Comedy, Chaos - And Cowboys! The Red Dwarf Companion Review featured image

As a community, Red Dwarf fandom has always been pretty good at knowing when anything Dwarf-related is about to drop. We’re there for new episodes, whether they’re premiering on TV or showing up a week early on an app; we know when to expect new DVDs and Blu-Rays to drop (even if Play.com doesn’t exist any longer to get them to us days ahead of release); and we have a pretty good idea of any Red Dwarf books, badges, T-shirts, mugs, magazines, posters, models and figurines that are coming our way. (Ahhh, so you’re a keyring man!)

It was a surprise, then, to learn from thomasaevans in the G&T forums at the start of this year that BearManor Media was publishing a new Red Dwarf book, Comedy, Chaos - and Cowboys!

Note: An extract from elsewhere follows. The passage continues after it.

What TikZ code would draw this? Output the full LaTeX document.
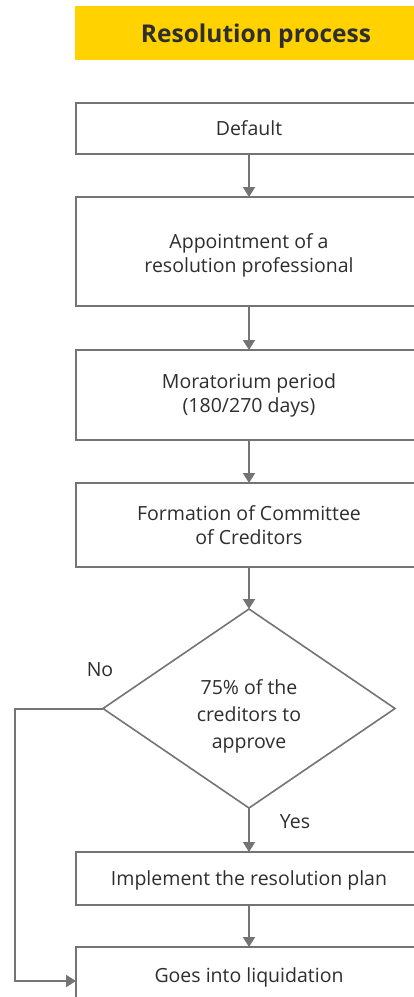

The Red Dwarf Companion by Joe Nazzaro.

And not only that, but that this book would be a detailed account of the making of Red Dwarf Series VI, based on notes taken for the contemporary (well, 1994) book release The Making Of Red Dwarf.

And not only that, but that this new book was also already available to order and read immediately.

For whatever reason, this book had gone completely under the radar of most of us, with even the most enthusiastic Red Dwarf fans unaware that it was even on the horizon.

But is it worth your time and money? Let’s find out.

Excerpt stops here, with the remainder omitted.